Environ un demi-million de réfugiés et de personnes déplacées sont rentrés chez eux, avec l’aide internationale, après l’Accord de Dayton de 1995, en Bosnie, un pays de 3,5 millions d’habitants dominé sur les plans démographique et politique par les membres d’une autre communauté ethnique.
Comme le cas bosniaque le démontre clairement, le droit au retour des réfugiés l’emporte sur les politiques raciales séparatistes des autorités locales, qui cherchent à continuer à contrôler les terres des réfugiés déplacés et à les peupler démographiquement avec leur propre groupe ethnique, au détriment des réfugiés.
L’application internationale du droit au retour des réfugiés bosniaques était fondée sur le droit au retour bien établi des réfugiés dans le droit international et les résolutions des Nations Unies.
Le séparatisme démographique et racial n’a aucune valeur morale ou juridique pour faire respecter le droit au retour des réfugiés.

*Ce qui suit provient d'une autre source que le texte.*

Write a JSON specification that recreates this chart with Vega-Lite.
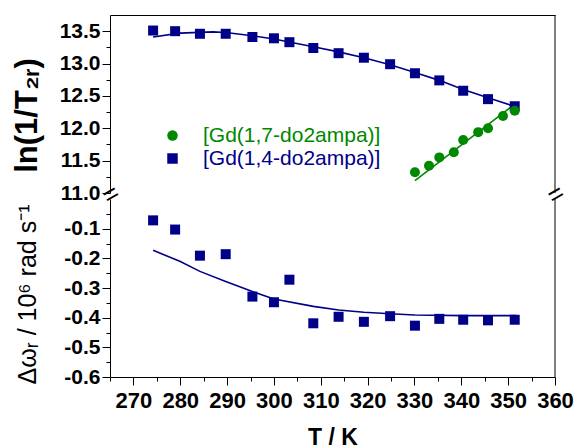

C’est toujours le cas aujourd’hui, avec le droit des réfugiés somaliens et de leurs descendants de revenir dans leur pays.
C’est ce droit établi que l’administration Trump cherche à défaire par ses tentatives continues de détruire l’UNRWA, l’agence des Nations Unies qui aide les réfugiés palestiniens, et de redéfinir qui est ou non un réfugié.
Les Palestiniens étant aujourd’hui plus nombreux que les Juifs dans toute la Palestine occupée par Israël, l’adoption par Israël de la loi sur l’État-nation en juillet 2018 a été conçue pour assurer la suprématie raciale juive dans le pays, après l’échec d’Israël à assurer la suprématie démographique juive.
Colonisation de peuplement
La conception israélienne des droits n’est pas universelle, mais toujours particulière – en fait, toujours spécifique aux Juifs.
C’est ce particularisme qu’Israël cherche à rendre compatible avec l’universalisme du droit international.
Si l’universalisme du droit au retour des Palestiniens, fondé sur le droit international et les résolutions de l’ONU, est défait au profit du particularisme israélien d’un « droit au retour » juif imposé par le diktat américain et israélien comme nouvelle base du droit international, alors la menace d’un retour palestinien serait neutralisée et le droit à la continuation de la colonisation juive de Palestine serait garanti.
La récente décision de l’administration Trump affirmant que les colonies coloniales juives à Jérusalem, en Cisjordanie et sur le plateau du Golan ne sont pas contraires au droit international, est le résultat logique des efforts antérieurs d’Israël et des États-Unis pour refuser aux Palestiniens le droit au retour en redéfinissant qui est ou non un réfugié.
La colonisation sioniste de la Palestine était basée sur un droit juif particulariste de retour, de colonisation et d’expulsion des Palestiniens ; en bref, elle était basée sur la suprématie raciale, qui justifiait ce droit présumé.
La lutte palestinienne d’aujourd’hui ne doit donc pas hésiter sur la mise en œuvre du droit au retour des Palestiniens, car ce droit est la clé légale pour défaire la conquête sioniste de la Palestine dans son ensemble.
Israël et son allié américain le comprennent très bien, c’est pourquoi ils se battent de toutes leurs forces pour le défaire.